--- Collected material ---
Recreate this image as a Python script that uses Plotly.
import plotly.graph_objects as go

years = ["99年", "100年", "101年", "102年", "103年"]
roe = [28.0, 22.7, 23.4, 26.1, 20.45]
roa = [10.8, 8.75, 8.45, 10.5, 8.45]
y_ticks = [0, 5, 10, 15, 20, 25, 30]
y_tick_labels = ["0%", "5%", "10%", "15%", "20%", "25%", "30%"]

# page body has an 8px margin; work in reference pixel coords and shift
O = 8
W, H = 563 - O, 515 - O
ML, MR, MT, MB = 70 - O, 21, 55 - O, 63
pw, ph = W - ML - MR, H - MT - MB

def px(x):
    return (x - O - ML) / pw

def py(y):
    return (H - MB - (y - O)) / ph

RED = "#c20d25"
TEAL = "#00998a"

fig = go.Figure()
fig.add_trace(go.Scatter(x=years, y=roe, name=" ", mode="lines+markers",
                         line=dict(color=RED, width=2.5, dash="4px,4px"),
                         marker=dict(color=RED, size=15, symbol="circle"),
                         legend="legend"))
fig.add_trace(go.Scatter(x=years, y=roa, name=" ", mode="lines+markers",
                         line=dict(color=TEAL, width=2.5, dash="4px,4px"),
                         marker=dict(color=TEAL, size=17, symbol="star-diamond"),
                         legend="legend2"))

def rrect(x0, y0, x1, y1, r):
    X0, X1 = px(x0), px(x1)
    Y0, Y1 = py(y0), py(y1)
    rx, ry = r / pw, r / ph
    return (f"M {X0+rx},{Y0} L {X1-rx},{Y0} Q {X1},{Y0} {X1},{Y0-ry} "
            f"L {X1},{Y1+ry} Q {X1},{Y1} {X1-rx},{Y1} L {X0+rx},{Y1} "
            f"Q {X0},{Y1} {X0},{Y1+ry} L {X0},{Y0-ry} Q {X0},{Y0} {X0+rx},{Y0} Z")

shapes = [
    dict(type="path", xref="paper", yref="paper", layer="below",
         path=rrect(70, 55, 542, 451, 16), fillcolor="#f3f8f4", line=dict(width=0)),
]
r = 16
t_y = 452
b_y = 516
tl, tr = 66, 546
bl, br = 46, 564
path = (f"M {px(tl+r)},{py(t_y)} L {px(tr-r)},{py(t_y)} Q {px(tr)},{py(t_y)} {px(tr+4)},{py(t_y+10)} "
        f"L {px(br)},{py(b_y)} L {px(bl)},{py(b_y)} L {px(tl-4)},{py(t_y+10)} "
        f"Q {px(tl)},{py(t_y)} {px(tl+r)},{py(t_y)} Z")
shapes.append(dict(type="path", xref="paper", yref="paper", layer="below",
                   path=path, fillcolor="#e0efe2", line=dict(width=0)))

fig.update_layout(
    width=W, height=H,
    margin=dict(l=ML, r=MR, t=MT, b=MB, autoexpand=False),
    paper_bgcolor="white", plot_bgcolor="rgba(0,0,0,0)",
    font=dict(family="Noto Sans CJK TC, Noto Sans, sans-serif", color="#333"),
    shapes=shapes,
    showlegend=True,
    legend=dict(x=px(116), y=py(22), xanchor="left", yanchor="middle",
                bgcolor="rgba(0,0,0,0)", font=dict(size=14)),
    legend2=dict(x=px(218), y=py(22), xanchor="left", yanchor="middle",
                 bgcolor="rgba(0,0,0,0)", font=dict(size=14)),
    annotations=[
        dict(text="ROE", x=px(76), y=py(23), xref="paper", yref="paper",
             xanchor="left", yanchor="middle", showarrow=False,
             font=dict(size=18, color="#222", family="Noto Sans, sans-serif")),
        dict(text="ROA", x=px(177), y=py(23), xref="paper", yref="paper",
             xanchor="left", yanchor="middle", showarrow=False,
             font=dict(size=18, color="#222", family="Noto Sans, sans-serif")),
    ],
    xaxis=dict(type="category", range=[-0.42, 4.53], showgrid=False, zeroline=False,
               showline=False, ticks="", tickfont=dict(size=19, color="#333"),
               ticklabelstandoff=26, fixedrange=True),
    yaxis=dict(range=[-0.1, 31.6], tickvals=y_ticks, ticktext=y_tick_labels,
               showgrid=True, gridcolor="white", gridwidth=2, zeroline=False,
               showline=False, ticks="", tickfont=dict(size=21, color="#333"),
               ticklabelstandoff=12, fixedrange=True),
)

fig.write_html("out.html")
---
= Exercise details =
Restate the listing exactly, starting at its first line and ending at the line where "return (H - MB - (y - O)) / ph" occurs; include both and no other lines.

= Exercise answer =
Recreate this image as a Python script that uses Plotly.
import plotly.graph_objects as go

years = ["99年", "100年", "101年", "102年", "103年"]
roe = [28.0, 22.7, 23.4, 26.1, 20.45]
roa = [10.8, 8.75, 8.45, 10.5, 8.45]
y_ticks = [0, 5, 10, 15, 20, 25, 30]
y_tick_labels = ["0%", "5%", "10%", "15%", "20%", "25%", "30%"]

# page body has an 8px margin; work in reference pixel coords and shift
O = 8
W, H = 563 - O, 515 - O
ML, MR, MT, MB = 70 - O, 21, 55 - O, 63
pw, ph = W - ML - MR, H - MT - MB

def px(x):
    return (x - O - ML) / pw

def py(y):
    return (H - MB - (y - O)) / ph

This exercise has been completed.